At a time when the players — collectively and individually — should have been looking to play the game of their lives, almost no one did.

A defeat to Canada, who are ranked No. 5 in the world and look a superb team, is no disgrace, but losing without putting up a decent fight is. The team in red were excellent, but their opponents rolled out the red carpet.

While coaches in the past have sprinkled words like 'gallant', 'brave' and 'courageous' in these situations, the vastly experienced Sermanni was having none of that.

His team were poor, and he made no attempt to mask that.

"We were holding on from the start to be honest," said Sermanni. "I don't think at any stage we got a foothold in the game. We were thoroughly outplayed. I thought we never really at any stage had an opportunity to be in the game."

New Zealand teams can rarely match world ranked opponents on a technical level, but often compensate with desire, intensity and focus.

That didn't happen today, and Sermanni admitted the Ferns were second best to everything.

"I don't think we won a challenge," said Sermanni. "I don't think we won any kind of loose ball. I don't think at any time we got close enough to put pressure on the Canadian players."

Football Ferns team huddle after their loss to Canada. Photo / Photosport
Football Ferns team huddle after their loss to Canada. Photo / Photosport

The statistics made sobering reading.

Canada had 22 shots on goal, twice hit the woodwork and had another attempt cleared off the line.

New Zealand had two attempts; an Olivia Chance volley that skewed well wide of the target and an Abby Erceg header late in the match, and Canadian keeper Stephanie Labbe didn't have a save to make across the 90 minutes.

Canada also enjoyed 70 per cent possession, and at one point in the first half their possession rate was higher than the United States had enjoyed during their 13-0 rout of Thailand last week.

The Ferns were constantly under pressure with the ball, rarely managing sequences of more than three or four passes.

There were some caveats. CJ Bott's exit after 15 minutes with a broken wrist was a double blow.

Not only is Bott one of the team's most capable defenders, but her departure also meant that Ria Percival had to be shifted from her holding midfield role.

In the current system Percival is the fulcrum of the team – in and out of possession – and her absence was hard to compensate for.

Canada were also brilliant, with their slick ball movement, pace up front and intelligent manoeurving off the ball.

But those factors still can't explain away this Ferns display. As Sermanni pointed out, aside from the first five or six minutes, they were hardly in the game.

And only after Nichelle Prince scored Canada's second goal in the 80th minute did New Zealand look to push forward with intent.

This is a vastly experienced Ferns side, with most of the team having multiple World Cups behind them.

But instead of rising to the occasion, they froze in the spotlight.

Central defensive pairing Rebekah Stott and Erceg emerged with some credit – though Erceg was dragged out of position for Canada's opening goal – and goal keeper Erin Nayler did well on a busy night.
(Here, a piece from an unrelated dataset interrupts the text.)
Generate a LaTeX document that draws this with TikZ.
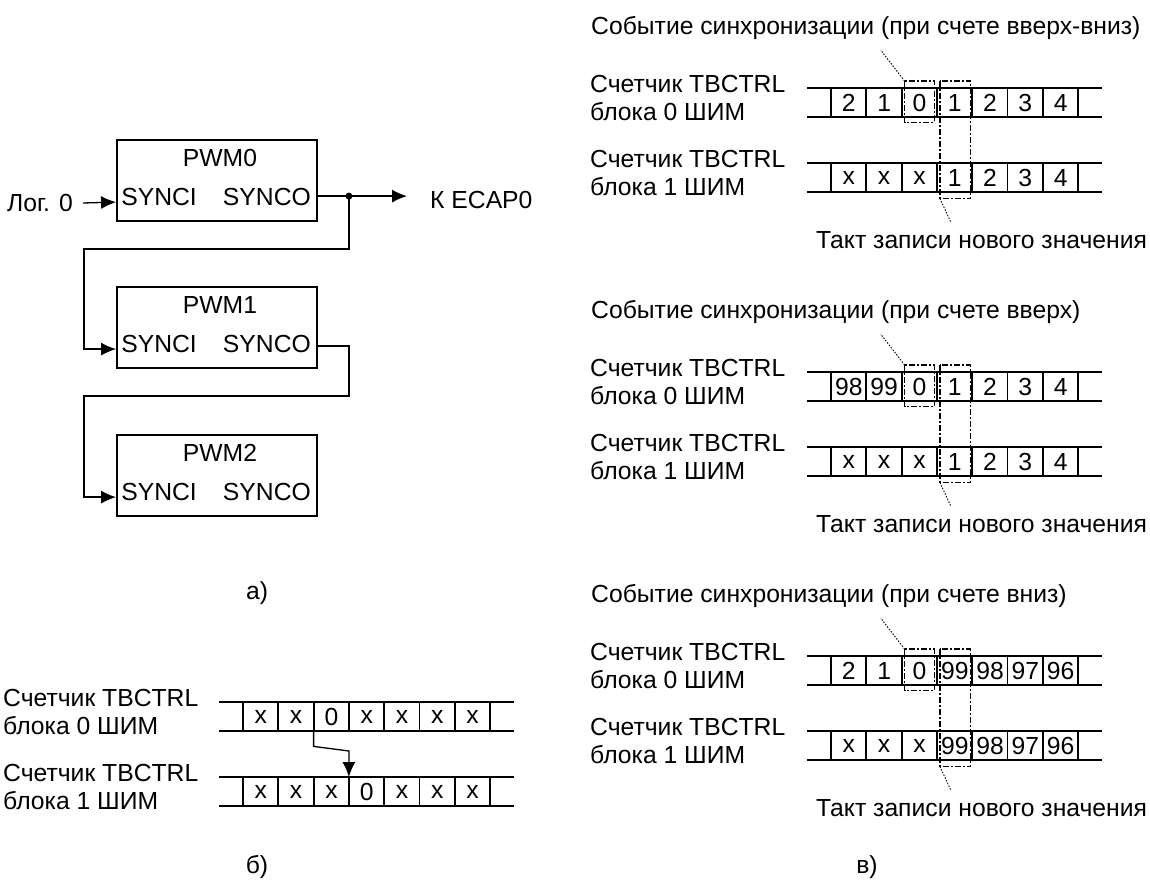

But there will be soul searching amongst the rest of the squad, and changes have to be made for the final match against Cameroon on Friday (NZT).

Sermanni's decision not to use either Hannah Wilkinson nor Paige Satchell off the bench in the second half was hard to understand, and surely one or both will feature in the next game, as Sarah Gregorius, whilst living off scraps, struggled to provide any cutting edge up front.